Nope, we like to make the matter of poor folks a morality issue. If people are poor it’s easier to assess individual blame and assume these folks need guidance or to be told what to do rather than looking at the larger systems that create poor people. That is why a guy who runs a chain of stores that most certainly do not assist folks in rising up from poverty can convince folks he is the guy best suited to cut the fat in state spending. It’s why folks can get behind soda bans all the while sipping on a mocha which isn’t much better and say we care about nutrition.

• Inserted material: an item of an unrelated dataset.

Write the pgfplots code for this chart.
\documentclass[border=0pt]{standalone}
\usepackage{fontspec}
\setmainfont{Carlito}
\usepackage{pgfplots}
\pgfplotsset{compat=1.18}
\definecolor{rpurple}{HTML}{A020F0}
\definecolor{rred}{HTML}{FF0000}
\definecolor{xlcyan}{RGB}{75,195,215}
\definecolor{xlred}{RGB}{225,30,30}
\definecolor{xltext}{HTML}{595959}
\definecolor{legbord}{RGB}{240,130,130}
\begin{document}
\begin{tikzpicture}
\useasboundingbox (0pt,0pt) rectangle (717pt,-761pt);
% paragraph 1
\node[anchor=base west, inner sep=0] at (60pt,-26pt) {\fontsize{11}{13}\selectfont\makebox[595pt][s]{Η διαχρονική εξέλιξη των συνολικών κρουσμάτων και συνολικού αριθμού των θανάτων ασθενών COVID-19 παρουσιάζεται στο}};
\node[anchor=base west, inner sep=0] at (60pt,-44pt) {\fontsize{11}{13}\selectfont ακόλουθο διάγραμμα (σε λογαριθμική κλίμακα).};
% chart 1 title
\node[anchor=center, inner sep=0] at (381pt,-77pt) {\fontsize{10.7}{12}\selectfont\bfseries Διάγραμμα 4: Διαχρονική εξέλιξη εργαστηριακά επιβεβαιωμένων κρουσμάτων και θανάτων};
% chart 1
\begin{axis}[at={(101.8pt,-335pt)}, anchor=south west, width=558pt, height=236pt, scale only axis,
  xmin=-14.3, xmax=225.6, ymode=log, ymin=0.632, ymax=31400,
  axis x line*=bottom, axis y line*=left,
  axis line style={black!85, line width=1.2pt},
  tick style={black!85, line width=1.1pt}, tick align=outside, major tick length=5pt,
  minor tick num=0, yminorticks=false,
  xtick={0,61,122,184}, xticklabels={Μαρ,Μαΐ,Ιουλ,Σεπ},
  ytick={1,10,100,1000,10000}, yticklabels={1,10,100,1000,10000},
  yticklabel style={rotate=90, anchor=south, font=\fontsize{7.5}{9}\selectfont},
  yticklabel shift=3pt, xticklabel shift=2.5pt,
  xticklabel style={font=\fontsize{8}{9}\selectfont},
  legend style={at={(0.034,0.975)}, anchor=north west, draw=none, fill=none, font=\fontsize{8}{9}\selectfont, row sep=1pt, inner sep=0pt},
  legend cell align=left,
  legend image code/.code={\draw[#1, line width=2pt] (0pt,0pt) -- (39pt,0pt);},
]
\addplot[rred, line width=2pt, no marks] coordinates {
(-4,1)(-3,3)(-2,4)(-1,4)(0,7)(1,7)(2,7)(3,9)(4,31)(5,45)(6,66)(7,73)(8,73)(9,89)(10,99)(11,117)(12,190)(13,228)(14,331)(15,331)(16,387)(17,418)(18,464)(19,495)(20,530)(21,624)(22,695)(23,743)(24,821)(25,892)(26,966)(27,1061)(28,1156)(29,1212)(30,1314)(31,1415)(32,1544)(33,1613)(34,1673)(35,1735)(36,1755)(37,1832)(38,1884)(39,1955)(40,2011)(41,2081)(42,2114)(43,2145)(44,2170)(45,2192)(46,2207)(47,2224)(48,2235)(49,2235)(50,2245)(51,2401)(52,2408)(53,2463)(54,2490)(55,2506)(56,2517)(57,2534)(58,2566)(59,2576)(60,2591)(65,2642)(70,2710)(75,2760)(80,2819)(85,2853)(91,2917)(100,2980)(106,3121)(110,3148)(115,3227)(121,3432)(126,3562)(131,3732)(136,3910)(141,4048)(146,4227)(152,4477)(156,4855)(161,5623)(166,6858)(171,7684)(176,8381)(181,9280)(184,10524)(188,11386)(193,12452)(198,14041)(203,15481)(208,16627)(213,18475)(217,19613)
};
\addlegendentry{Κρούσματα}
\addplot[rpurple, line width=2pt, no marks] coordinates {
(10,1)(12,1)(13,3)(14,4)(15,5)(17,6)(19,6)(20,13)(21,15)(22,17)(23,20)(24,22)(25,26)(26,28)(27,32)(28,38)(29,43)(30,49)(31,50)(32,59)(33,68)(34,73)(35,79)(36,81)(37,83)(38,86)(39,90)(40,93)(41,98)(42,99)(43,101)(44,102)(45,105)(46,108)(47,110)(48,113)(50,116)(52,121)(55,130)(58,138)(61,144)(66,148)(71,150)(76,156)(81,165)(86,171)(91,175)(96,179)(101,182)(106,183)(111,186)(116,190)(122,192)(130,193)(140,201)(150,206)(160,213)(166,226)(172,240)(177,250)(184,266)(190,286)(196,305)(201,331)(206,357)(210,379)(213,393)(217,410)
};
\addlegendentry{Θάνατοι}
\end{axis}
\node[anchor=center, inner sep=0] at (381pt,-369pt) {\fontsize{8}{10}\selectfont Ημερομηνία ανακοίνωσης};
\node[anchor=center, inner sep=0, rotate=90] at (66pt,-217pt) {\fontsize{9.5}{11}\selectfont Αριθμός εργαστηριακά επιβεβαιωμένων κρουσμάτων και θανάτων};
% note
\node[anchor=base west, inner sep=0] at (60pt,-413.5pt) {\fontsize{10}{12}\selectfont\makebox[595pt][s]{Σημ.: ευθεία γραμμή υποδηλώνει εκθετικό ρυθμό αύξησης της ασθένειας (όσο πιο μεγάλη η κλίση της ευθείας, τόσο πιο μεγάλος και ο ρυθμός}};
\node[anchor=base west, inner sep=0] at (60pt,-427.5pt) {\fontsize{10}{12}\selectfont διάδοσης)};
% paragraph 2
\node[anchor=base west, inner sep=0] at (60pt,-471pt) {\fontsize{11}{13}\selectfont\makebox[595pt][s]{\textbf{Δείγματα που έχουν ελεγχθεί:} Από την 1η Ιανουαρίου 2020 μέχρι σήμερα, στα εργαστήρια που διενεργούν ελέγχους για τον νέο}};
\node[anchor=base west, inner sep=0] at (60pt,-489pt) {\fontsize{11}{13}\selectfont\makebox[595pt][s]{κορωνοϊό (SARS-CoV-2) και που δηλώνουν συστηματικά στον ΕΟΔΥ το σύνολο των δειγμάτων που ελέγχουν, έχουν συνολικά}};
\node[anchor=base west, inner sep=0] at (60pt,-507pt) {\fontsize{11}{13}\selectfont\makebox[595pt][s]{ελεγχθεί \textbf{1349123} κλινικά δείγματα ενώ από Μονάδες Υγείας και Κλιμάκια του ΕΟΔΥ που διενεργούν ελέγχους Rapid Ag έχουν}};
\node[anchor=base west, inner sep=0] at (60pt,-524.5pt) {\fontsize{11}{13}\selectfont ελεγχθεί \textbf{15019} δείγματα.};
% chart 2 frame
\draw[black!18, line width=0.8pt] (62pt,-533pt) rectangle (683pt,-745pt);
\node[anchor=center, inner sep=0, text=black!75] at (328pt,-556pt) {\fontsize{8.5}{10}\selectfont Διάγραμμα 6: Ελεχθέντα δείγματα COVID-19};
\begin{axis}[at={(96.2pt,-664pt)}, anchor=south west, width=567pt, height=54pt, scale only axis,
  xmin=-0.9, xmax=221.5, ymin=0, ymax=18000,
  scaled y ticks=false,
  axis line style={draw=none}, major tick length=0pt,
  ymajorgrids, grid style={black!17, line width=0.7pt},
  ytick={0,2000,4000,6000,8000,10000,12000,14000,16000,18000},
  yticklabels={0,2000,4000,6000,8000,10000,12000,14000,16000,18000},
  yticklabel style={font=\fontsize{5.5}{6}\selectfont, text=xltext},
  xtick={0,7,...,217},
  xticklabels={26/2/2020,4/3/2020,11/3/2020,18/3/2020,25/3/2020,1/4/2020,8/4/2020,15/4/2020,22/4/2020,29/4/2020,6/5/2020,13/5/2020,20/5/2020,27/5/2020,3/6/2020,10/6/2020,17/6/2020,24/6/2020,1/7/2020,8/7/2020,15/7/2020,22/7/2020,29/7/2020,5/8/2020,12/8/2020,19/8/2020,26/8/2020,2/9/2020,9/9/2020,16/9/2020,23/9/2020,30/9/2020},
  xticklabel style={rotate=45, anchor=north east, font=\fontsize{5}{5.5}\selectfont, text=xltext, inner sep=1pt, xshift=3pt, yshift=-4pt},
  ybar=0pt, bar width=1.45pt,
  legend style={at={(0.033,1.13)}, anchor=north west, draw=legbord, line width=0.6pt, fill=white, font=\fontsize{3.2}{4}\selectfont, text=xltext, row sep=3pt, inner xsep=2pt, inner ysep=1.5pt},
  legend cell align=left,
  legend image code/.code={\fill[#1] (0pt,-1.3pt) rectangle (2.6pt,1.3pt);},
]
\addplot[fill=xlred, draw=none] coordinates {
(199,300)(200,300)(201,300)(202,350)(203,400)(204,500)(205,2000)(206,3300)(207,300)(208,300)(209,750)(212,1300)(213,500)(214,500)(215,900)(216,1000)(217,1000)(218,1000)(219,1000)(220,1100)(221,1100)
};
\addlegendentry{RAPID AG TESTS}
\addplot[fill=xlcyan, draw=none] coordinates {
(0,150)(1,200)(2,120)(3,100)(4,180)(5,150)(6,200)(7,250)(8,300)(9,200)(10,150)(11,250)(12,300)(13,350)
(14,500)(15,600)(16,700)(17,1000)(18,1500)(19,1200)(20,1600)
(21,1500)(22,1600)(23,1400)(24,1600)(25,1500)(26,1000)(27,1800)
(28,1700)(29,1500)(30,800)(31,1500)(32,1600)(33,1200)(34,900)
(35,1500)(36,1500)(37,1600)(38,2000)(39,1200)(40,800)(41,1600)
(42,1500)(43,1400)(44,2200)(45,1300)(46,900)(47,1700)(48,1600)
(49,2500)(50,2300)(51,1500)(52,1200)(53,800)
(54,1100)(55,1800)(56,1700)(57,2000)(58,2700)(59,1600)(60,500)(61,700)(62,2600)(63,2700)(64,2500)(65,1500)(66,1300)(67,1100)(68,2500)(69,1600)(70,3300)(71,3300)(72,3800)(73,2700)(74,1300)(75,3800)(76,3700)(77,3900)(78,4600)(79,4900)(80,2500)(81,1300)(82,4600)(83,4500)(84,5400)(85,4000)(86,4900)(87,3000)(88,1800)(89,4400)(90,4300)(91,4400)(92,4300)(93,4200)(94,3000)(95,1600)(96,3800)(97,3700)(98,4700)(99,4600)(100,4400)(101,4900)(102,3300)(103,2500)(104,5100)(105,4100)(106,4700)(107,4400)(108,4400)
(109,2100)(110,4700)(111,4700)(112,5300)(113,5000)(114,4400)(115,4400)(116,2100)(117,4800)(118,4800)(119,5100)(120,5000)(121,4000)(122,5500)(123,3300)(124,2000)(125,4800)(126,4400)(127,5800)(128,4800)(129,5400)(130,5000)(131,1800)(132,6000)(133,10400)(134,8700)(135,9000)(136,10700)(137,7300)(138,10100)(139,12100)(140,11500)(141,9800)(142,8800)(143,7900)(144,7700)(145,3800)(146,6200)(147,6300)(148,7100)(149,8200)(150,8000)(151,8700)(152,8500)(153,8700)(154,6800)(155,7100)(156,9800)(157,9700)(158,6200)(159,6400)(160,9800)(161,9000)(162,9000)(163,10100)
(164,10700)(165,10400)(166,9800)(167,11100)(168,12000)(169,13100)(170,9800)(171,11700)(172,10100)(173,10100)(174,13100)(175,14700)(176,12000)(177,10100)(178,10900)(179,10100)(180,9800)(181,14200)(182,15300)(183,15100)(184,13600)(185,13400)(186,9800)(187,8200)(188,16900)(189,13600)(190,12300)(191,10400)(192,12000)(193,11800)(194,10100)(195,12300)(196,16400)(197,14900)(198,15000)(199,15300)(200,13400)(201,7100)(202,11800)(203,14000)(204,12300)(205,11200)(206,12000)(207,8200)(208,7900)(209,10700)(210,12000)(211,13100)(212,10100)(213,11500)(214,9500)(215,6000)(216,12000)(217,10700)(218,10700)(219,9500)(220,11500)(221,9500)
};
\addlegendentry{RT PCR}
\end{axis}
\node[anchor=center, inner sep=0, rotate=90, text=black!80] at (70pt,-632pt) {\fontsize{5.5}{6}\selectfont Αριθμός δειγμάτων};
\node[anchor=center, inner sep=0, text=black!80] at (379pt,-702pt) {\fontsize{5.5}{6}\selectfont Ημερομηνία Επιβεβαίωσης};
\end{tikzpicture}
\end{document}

Perhaps we would all be better off if we acknowledged that unless you are a member of the wealth holding community that our fates and lives are far more intertwined than we would care to admit. Real change happens when we band together and create policies that benefit us all, after all I wonder how many of todays newly poor are realizing that we have insufficient safety nets and that once you tumble into poverty what you need is a hand up and compassion not legislation.

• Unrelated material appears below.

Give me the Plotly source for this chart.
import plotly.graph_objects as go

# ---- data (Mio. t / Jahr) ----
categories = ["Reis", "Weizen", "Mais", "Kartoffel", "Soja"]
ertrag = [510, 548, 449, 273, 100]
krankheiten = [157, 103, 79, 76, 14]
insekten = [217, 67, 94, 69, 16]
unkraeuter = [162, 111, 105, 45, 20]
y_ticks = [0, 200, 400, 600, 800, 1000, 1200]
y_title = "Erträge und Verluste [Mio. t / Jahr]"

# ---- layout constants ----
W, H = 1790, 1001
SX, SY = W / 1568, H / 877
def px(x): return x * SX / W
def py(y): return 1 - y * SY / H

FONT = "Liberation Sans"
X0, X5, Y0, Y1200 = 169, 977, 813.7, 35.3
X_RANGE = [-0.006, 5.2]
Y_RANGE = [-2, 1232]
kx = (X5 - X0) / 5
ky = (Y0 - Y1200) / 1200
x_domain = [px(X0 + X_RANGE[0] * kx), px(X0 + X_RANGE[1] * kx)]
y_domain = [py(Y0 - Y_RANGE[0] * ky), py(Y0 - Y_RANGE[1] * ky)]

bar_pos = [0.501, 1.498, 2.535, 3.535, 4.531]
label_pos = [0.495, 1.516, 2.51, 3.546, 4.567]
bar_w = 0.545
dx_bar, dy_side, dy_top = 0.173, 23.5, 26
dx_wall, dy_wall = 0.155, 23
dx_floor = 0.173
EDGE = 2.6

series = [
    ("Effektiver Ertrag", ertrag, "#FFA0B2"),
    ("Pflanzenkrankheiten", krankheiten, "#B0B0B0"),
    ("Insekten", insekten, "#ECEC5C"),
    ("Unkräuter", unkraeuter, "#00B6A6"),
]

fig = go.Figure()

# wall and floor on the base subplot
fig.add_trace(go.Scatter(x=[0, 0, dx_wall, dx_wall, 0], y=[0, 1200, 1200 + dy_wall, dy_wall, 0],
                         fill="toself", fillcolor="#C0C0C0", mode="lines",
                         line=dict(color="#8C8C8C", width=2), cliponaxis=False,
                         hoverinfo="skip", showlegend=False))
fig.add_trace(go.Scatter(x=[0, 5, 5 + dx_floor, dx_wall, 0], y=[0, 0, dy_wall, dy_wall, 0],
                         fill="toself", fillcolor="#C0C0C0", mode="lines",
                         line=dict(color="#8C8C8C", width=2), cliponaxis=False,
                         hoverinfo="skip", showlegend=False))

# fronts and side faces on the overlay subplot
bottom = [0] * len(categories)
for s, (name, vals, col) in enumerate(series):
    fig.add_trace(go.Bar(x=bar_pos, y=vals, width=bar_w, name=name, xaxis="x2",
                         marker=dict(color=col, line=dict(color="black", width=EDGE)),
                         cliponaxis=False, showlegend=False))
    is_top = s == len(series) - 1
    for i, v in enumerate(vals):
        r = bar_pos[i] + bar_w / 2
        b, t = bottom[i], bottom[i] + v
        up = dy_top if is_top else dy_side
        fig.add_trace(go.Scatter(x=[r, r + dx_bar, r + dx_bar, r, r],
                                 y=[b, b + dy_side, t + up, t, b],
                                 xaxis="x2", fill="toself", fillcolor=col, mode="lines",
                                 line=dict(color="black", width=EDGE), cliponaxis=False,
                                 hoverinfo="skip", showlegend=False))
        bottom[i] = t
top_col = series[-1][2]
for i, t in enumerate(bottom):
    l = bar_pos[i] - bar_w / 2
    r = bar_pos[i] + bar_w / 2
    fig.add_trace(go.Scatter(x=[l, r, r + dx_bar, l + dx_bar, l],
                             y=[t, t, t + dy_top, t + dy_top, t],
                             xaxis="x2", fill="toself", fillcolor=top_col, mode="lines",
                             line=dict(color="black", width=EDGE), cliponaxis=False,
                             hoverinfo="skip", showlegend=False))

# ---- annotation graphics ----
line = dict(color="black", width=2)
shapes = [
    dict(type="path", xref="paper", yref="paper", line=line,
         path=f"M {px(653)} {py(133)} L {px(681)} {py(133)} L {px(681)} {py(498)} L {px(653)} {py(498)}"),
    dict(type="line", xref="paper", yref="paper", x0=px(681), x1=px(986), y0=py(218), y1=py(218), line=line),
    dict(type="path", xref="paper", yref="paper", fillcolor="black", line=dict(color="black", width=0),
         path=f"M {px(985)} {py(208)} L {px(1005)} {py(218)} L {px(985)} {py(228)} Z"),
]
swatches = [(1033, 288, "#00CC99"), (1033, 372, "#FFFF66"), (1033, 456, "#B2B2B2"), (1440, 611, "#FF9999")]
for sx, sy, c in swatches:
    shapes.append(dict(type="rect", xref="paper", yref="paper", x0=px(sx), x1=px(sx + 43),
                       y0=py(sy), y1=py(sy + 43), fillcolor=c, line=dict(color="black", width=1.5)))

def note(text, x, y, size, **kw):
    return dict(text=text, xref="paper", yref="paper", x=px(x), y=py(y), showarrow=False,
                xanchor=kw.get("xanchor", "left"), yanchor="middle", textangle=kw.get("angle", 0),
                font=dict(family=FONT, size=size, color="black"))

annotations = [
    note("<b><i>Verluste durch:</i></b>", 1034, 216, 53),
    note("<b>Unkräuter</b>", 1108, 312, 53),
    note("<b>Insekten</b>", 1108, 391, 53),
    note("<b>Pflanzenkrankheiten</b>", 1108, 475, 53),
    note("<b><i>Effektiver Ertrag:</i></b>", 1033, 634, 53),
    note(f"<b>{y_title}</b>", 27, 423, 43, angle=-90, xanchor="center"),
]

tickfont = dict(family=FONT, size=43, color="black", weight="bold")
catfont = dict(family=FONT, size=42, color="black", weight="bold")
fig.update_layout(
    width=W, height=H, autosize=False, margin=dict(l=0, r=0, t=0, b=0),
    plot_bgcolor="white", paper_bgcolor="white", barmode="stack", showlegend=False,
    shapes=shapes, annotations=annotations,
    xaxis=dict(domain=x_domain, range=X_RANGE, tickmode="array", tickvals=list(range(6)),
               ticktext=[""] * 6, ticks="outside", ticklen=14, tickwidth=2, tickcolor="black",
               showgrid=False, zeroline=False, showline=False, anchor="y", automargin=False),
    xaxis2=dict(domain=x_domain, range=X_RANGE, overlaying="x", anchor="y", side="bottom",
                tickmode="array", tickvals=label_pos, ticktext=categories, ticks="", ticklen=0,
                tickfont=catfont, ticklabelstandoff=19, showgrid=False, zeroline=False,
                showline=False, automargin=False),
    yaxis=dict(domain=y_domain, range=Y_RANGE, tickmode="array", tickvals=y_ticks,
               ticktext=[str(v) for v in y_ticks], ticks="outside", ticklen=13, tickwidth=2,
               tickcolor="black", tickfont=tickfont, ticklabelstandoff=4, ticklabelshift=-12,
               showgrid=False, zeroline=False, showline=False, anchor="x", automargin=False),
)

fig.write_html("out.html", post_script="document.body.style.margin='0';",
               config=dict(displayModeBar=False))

3 thoughts on “Open season on those pesky poor folks”

  1. I really loathe people who wage war on the poor because their own chips are getting tight. Look, I’m sorry that their dot-com dreams were dashed, but that doesn’t mean they get to smack down the working poor in order to feel better and morally superior. That’s what I see going on with lots of middle class or class mobile folks. Most haven’t worked with the so called “poor” and haven’t seen what it’s like to be constantly told to pull yourself up by your bootstraps when you don’t have boots or even feet.

    Water has NO nutritional value. It has nothing. It’s great for you. It probably ought to be banned too. Poor folks should stick to their purple and green “drank”, kiss their financial agency goodbye and be grateful for the privilege of trying to feed themselves on as little as 21 bucks per week.

  2. Well said. I am so tired of hearing about how the poor are just lazy. They work harder than the rest of us combined- isn’t that why we’re all so afraid of poverty? We’re all trying to make life easier on ourselves but scorn those who haven’t managed to yet. Maybe if we helped them out instead of spitting on them we’d all be better off.